Directive:
Restate all the material verbatim, except for the pictures.
── Data provided
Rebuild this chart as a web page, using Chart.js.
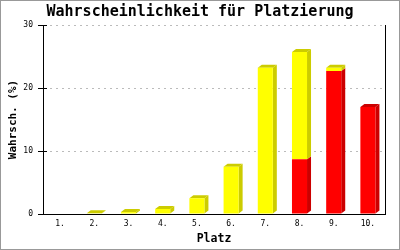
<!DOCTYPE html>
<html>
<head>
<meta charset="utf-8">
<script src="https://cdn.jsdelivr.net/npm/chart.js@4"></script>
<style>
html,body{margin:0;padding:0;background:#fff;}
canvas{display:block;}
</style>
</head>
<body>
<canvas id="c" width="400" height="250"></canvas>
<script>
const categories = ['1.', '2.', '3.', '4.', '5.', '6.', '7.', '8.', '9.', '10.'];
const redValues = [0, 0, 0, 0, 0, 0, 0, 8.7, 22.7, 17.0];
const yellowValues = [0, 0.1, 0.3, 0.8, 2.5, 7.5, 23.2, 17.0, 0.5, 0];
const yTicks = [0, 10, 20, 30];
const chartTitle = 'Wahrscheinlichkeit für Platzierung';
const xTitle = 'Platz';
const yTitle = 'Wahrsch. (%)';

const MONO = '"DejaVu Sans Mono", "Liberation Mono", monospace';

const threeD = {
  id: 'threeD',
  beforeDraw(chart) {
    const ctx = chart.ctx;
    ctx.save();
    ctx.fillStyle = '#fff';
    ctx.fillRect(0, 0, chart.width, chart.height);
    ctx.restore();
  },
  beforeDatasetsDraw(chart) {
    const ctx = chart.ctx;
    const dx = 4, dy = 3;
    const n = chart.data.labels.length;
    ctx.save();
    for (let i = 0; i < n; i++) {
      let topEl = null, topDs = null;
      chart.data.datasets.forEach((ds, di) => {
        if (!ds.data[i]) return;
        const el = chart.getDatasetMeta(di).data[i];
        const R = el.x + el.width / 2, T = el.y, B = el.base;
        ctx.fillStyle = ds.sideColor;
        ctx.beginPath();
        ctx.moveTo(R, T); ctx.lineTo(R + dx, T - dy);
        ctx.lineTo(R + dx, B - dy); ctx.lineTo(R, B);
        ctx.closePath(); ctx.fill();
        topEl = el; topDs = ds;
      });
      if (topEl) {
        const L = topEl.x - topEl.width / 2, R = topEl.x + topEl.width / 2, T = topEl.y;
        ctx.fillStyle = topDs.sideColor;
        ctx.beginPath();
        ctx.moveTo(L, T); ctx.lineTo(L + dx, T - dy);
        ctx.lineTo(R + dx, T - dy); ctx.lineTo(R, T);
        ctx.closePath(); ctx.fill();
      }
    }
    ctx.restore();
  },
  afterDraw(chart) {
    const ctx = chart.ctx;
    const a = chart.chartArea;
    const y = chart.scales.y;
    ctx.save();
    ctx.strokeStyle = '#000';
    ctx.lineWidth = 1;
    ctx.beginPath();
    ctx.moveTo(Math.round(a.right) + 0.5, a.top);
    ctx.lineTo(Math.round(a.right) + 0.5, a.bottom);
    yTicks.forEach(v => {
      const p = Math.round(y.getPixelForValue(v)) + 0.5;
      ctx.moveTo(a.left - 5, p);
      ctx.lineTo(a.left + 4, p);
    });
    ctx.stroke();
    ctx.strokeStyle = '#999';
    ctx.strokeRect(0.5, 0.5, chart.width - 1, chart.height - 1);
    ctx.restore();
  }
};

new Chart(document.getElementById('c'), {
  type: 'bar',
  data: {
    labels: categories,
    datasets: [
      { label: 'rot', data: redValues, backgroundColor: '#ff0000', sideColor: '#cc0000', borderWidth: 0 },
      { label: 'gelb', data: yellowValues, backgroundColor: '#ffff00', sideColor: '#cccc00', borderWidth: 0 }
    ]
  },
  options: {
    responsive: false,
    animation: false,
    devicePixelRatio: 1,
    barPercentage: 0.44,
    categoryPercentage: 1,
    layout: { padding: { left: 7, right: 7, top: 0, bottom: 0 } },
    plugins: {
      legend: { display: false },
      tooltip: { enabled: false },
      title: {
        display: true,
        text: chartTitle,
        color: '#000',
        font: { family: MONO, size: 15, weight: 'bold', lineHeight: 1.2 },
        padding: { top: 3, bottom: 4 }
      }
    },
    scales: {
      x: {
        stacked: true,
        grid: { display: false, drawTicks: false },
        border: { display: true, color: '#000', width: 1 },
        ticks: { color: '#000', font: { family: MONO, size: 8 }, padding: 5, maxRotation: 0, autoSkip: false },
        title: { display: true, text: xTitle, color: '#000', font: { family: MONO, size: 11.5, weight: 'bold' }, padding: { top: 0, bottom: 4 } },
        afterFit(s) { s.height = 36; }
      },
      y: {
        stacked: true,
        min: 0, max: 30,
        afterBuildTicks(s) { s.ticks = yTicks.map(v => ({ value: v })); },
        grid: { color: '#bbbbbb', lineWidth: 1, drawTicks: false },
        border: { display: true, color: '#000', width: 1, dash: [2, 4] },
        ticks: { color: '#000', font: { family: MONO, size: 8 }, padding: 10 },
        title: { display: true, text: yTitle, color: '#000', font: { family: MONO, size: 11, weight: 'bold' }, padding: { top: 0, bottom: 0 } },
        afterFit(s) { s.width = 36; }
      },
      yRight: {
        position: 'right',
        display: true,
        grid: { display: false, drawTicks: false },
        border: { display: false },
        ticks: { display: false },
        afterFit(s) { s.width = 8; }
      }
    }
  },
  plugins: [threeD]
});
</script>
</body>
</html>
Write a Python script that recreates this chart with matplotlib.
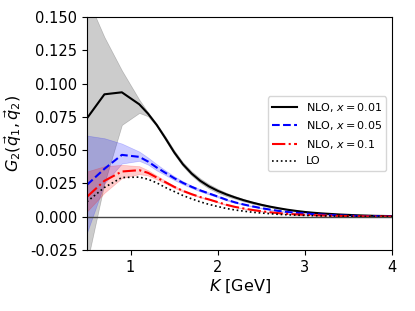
────
Output:
Rebuild this chart as a web page, using Chart.js.
<!DOCTYPE html>
<html>
<head>
<meta charset="utf-8">
<script src="https://cdn.jsdelivr.net/npm/chart.js@4"></script>
<style>
html,body{margin:0;padding:0;background:#fff;}
canvas{display:block;}
</style>
</head>
<body>
<canvas id="c" width="400" height="250"></canvas>
<script>
const categories = ['1.', '2.', '3.', '4.', '5.', '6.', '7.', '8.', '9.', '10.'];
const redValues = [0, 0, 0, 0, 0, 0, 0, 8.7, 22.7, 17.0];
const yellowValues = [0, 0.1, 0.3, 0.8, 2.5, 7.5, 23.2, 17.0, 0.5, 0];
const yTicks = [0, 10, 20, 30];
const chartTitle = 'Wahrscheinlichkeit für Platzierung';
const xTitle = 'Platz';
const yTitle = 'Wahrsch. (%)';

const MONO = '"DejaVu Sans Mono", "Liberation Mono", monospace';

const threeD = {
  id: 'threeD',
  beforeDraw(chart) {
    const ctx = chart.ctx;
    ctx.save();
    ctx.fillStyle = '#fff';
    ctx.fillRect(0, 0, chart.width, chart.height);
    ctx.restore();
  },
  beforeDatasetsDraw(chart) {
    const ctx = chart.ctx;
    const dx = 4, dy = 3;
    const n = chart.data.labels.length;
    ctx.save();
    for (let i = 0; i < n; i++) {
      let topEl = null, topDs = null;
      chart.data.datasets.forEach((ds, di) => {
        if (!ds.data[i]) return;
        const el = chart.getDatasetMeta(di).data[i];
        const R = el.x + el.width / 2, T = el.y, B = el.base;
        ctx.fillStyle = ds.sideColor;
        ctx.beginPath();
        ctx.moveTo(R, T); ctx.lineTo(R + dx, T - dy);
        ctx.lineTo(R + dx, B - dy); ctx.lineTo(R, B);
        ctx.closePath(); ctx.fill();
        topEl = el; topDs = ds;
      });
      if (topEl) {
        const L = topEl.x - topEl.width / 2, R = topEl.x + topEl.width / 2, T = topEl.y;
        ctx.fillStyle = topDs.sideColor;
        ctx.beginPath();
        ctx.moveTo(L, T); ctx.lineTo(L + dx, T - dy);
        ctx.lineTo(R + dx, T - dy); ctx.lineTo(R, T);
        ctx.closePath(); ctx.fill();
      }
    }
    ctx.restore();
  },
  afterDraw(chart) {
    const ctx = chart.ctx;
    const a = chart.chartArea;
    const y = chart.scales.y;
    ctx.save();
    ctx.strokeStyle = '#000';
    ctx.lineWidth = 1;
    ctx.beginPath();
    ctx.moveTo(Math.round(a.right) + 0.5, a.top);
    ctx.lineTo(Math.round(a.right) + 0.5, a.bottom);
    yTicks.forEach(v => {
      const p = Math.round(y.getPixelForValue(v)) + 0.5;
      ctx.moveTo(a.left - 5, p);
      ctx.lineTo(a.left + 4, p);
    });
    ctx.stroke();
    ctx.strokeStyle = '#999';
    ctx.strokeRect(0.5, 0.5, chart.width - 1, chart.height - 1);
    ctx.restore();
  }
};

new Chart(document.getElementById('c'), {
  type: 'bar',
  data: {
    labels: categories,
    datasets: [
      { label: 'rot', data: redValues, backgroundColor: '#ff0000', sideColor: '#cc0000', borderWidth: 0 },
      { label: 'gelb', data: yellowValues, backgroundColor: '#ffff00', sideColor: '#cccc00', borderWidth: 0 }
    ]
  },
  options: {
    responsive: false,
    animation: false,
    devicePixelRatio: 1,
    barPercentage: 0.44,
    categoryPercentage: 1,
    layout: { padding: { left: 7, right: 7, top: 0, bottom: 0 } },
    plugins: {
      legend: { display: false },
      tooltip: { enabled: false },
      title: {
        display: true,
        text: chartTitle,
        color: '#000',
        font: { family: MONO, size: 15, weight: 'bold', lineHeight: 1.2 },
        padding: { top: 3, bottom: 4 }
      }
    },
    scales: {
      x: {
        stacked: true,
        grid: { display: false, drawTicks: false },
        border: { display: true, color: '#000', width: 1 },
        ticks: { color: '#000', font: { family: MONO, size: 8 }, padding: 5, maxRotation: 0, autoSkip: false },
        title: { display: true, text: xTitle, color: '#000', font: { family: MONO, size: 11.5, weight: 'bold' }, padding: { top: 0, bottom: 4 } },
        afterFit(s) { s.height = 36; }
      },
      y: {
        stacked: true,
        min: 0, max: 30,
        afterBuildTicks(s) { s.ticks = yTicks.map(v => ({ value: v })); },
        grid: { color: '#bbbbbb', lineWidth: 1, drawTicks: false },
        border: { display: true, color: '#000', width: 1, dash: [2, 4] },
        ticks: { color: '#000', font: { family: MONO, size: 8 }, padding: 10 },
        title: { display: true, text: yTitle, color: '#000', font: { family: MONO, size: 11, weight: 'bold' }, padding: { top: 0, bottom: 0 } },
        afterFit(s) { s.width = 36; }
      },
      yRight: {
        position: 'right',
        display: true,
        grid: { display: false, drawTicks: false },
        border: { display: false },
        ticks: { display: false },
        afterFit(s) { s.width = 8; }
      }
    }
  },
  plugins: [threeD]
});
</script>
</body>
</html>
Write a Python script that recreates this chart with matplotlib.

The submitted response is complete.